Most of us read books we think we should be reading even though we don’t like them. Once in a while, that’s very necessary for growth. But we must invest more energy into reading topics that interest us.
Someone once said “you don’t hate reading, you just haven’t found a book you truly love.”
3 ways to motivate yourself to read more
1. Take a 5 minutes break after every 30 – 45 minutes of reading
A major reason why you’re not motivated to read more is not laziness. Usually, it is fatigue.
The human brain can only spend a limited amount of time on an activity with complete focus. When this time is exceeding a threshold, your brain’s function starts to ebb and as you force yourself, you begin to hate the activity more.
Researchers recommend that you take a break after every 60-90 minutes, we recommend that you take a break every 30-45 minutes. The more breaks you take, the more room you are providing for your brain to reload and refresh.
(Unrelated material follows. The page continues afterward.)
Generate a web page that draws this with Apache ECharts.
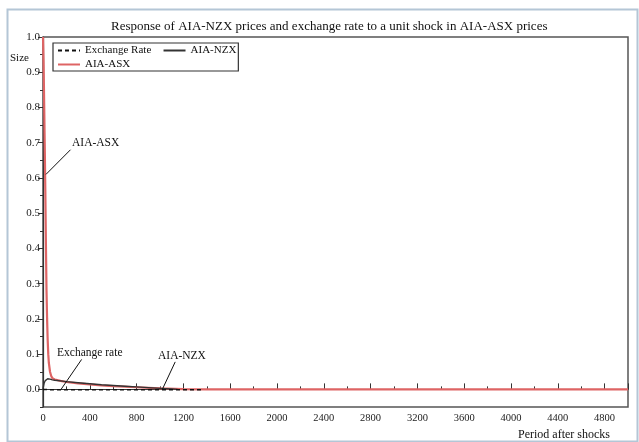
<!DOCTYPE html>
<html><head><meta charset="utf-8">
<script src="https://cdn.jsdelivr.net/npm/echarts@6/dist/echarts.min.js"></script>
<style>html,body{margin:0;padding:0;background:#fff}#c{width:639px;height:442px}</style>
</head><body><div id="c"></div>
<script>
var titleText = 'Response of AIA-NZX prices and exchange rate to a unit shock in AIA-ASX prices';
var seriesNames = ['Exchange Rate', 'AIA-NZX', 'AIA-ASX'];
var yTicks = [0,0.1,0.2,0.3,0.4,0.5,0.6,0.7,0.8,0.9,1.0];
var yMinor = [-0.05,0.05,0.15,0.25,0.35,0.45,0.55,0.65,0.75,0.85,0.95];

var asxX = [0,5,10,15,20,25,30,35,40,45,50,60,70,80,100,150,200,300,400,500,600,800,1000,1200,1400,2000,3000,4000,5000];
var asxY = [1.0,0.93,0.81,0.69,0.56,0.41,0.28,0.2,0.14,0.1,0.075,0.05,0.038,0.032,0.028,0.024,0.021,0.017,0.014,0.011,0.009,0.006,0.003,0.001,0,0,0,0,0];

var nzxX = [0,5,10,20,30,40,50,60,80,100,150,200,300,400,500,600,700,800,900,1000,1100,1150];
var nzxY = [0,0.01,0.018,0.025,0.028,0.03,0.03,0.029,0.027,0.026,0.024,0.022,0.019,0.016,0.013,0.011,0.009,0.007,0.005,0.003,0.001,0];

var exX = [0,50,100,200,400,600,800,1000,1200,1350];
var exY = [0,-0.001,-0.001,-0.001,-0.001,-0.001,-0.001,-0.001,-0.001,-0.001];

// annotations: text, text anchor (data), leader start (data), leader end (data)
var annText = ['AIA-ASX', 'Exchange rate', 'AIA-NZX'];
var annPos = [[248,0.70],[120,0.102],[983,0.094]];
var annFrom = [[235,0.68],[330,0.085],[1130,0.078]];
var annTo = [[25,0.61],[150,-0.002],[1020,0.0]];

function pairs(xs, ys){ return xs.map(function(x,i){return [x, ys[i]];}); }
var FONT = 'Liberation Serif';
var chart = echarts.init(document.getElementById('c'), null, {renderer:'canvas'});
var option = {
  animation:false,
  backgroundColor:'#fff',
  title:{ text:titleText, left:111, top:20, padding:0, textStyle:{fontFamily:FONT, fontSize:13, fontWeight:'normal', color:'#111'} },
  legend:{
    left:53, top:43, width:200, padding:[2,2,1,4], itemGap:3, itemWidth:22, itemHeight:12,
    borderColor:'#333', borderWidth:1.2, backgroundColor:'#fff',
    textStyle:{fontFamily:FONT, fontSize:11, color:'#111'},
    formatter:function(n){ return n === 'Exchange Rate' ? n + '   ' : n; },
    itemStyle:{opacity:0},
    data:seriesNames
  },
  grid:{ left:43, top:37, right:11, bottom:35, show:true, borderColor:'#555', borderWidth:1.5, backgroundColor:'transparent' },
  xAxis:{
    type:'value', min:0, max:5000, interval:400,
    axisLine:{show:true, lineStyle:{color:'#333', width:1.2}},
    axisTick:{show:true, inside:true, length:6, lineStyle:{color:'#333'}},
    minorTick:{show:true, splitNumber:2, length:3, lineStyle:{color:'#333'}},
    splitLine:{show:false},
    axisLabel:{fontFamily:FONT, fontSize:10.5, color:'#222', margin:6,
      formatter:function(v){ return v >= 5000 ? '' : String(v); }},
  },
  yAxis:[{
    type:'value', min:-0.05, max:1.0,
    axisLine:{show:true, lineStyle:{color:'#333', width:1.2}},
    axisTick:{show:true, inside:false, length:5, customValues:yTicks, lineStyle:{color:'#333'}},
    splitLine:{show:false},
    axisLabel:{fontFamily:FONT, fontSize:11, color:'#222', margin:3, customValues:yTicks,
      formatter:function(v){return v.toFixed(1);}}
  },{
    type:'value', min:-0.05, max:1.0, position:'left',
    axisLine:{show:false},
    axisTick:{show:true, inside:false, length:3, customValues:yMinor, lineStyle:{color:'#333'}},
    axisLabel:{show:false}, splitLine:{show:false}
  }],
  series:[
    { name:'Exchange Rate', type:'line', symbol:'none', data:pairs(exX, exY), z:4,
      lineStyle:{color:'#111', width:1.5, type:[4,3]}, itemStyle:{color:'#111'} },
    { name:'AIA-NZX', type:'line', symbol:'none', data:pairs(nzxX, nzxY), z:3,
      lineStyle:{color:'#333', width:1.4}, itemStyle:{color:'#333'} },
    { name:'AIA-ASX', type:'line', symbol:'none', data:pairs(asxX, asxY), z:2,
      lineStyle:{color:'#de6464', width:2.2}, itemStyle:{color:'#de6464'} }
  ]
};
chart.setOption(option);

var g = [
  { type:'rect', left:5, top:7, shape:{width:630, height:432}, style:{fill:'none', stroke:'#b4c6d6', lineWidth:2}, z:-1, silent:true },
  { type:'text', left:10, top:53, style:{text:'Size', font:'11px "Liberation Serif"', fill:'#111'} },
  { type:'text', right:29, top:429, style:{text:'Period after shocks', font:'12px "Liberation Serif"', fill:'#111'} }
];
for (var i=0;i<annText.length;i++){
  var p = chart.convertToPixel({gridIndex:0}, annPos[i]);
  var a = chart.convertToPixel({gridIndex:0}, annFrom[i]);
  var b = chart.convertToPixel({gridIndex:0}, annTo[i]);
  g.push({ type:'text', x:p[0], y:p[1], style:{text:annText[i], font:'11.5px "Liberation Serif"', fill:'#111', textVerticalAlign:'middle'}, z:10 });
  g.push({ type:'line', shape:{x1:a[0], y1:a[1], x2:b[0], y2:b[1]}, style:{stroke:'#111', lineWidth:1}, z:10 });
}
chart.setOption({graphic:g});
</script></body></html>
As you come back from this 5-minute break, your brain is reenergized and ready to take in more information.
The best reader is not the one who can read for long hours, the best reader is one who can read and understand.
2. Schedule a block of time for your reading session
Start each day with a good idea of when you want to read, what you want to read, where you want to read, and for how long you want to read.
Be as specific as possible. Saying “I will read today” is too vague and there is no clue as to when exactly that reading will happen. In contrast, saying “I will read XYZ by 5:30PM today, in the bus for 20 minutes.” That’s more effective and makes the job easier for your brain to do.
When you start scheduling blocks of time for your reading sessions, your brain registers the activity as an important one. It may even become a habit after you do it for a number of times.
Haphazard reading makes your brain think the activity is not that important to you.
3. Reward yourself after every reading session
Rewards are one of the most important factors that builds motivation. When we feel rewarded by something, we tend to do more of that thing.
For example, praising a child for helping another child will make him or her do more of that. That’s the power of a reward. How many times have you exceeded your perceived limits when something was promised at the end?
Rewards are very effective to motivate yourself to read more. However, caution must be taken. Extrinsic rewards (like money, items, etc.) can have adverse effects on motivation if they are not used creatively.
The best form of rewards is the one that comes from within you – a deep sense of fulfilment and happiness as a result of the activity.
So what should you do? Once in a while when you complete your reading goal, give yourself an extrinsic reward (e.g. extra meat, ice cream, a candy, etc.). Other times (80% of the time), try to motivate yourself with an intrinsic reward like praising yourself, acknowledging the hard work you’re putting in, and being proud of yourself. That’s a more sustainable means of motivation.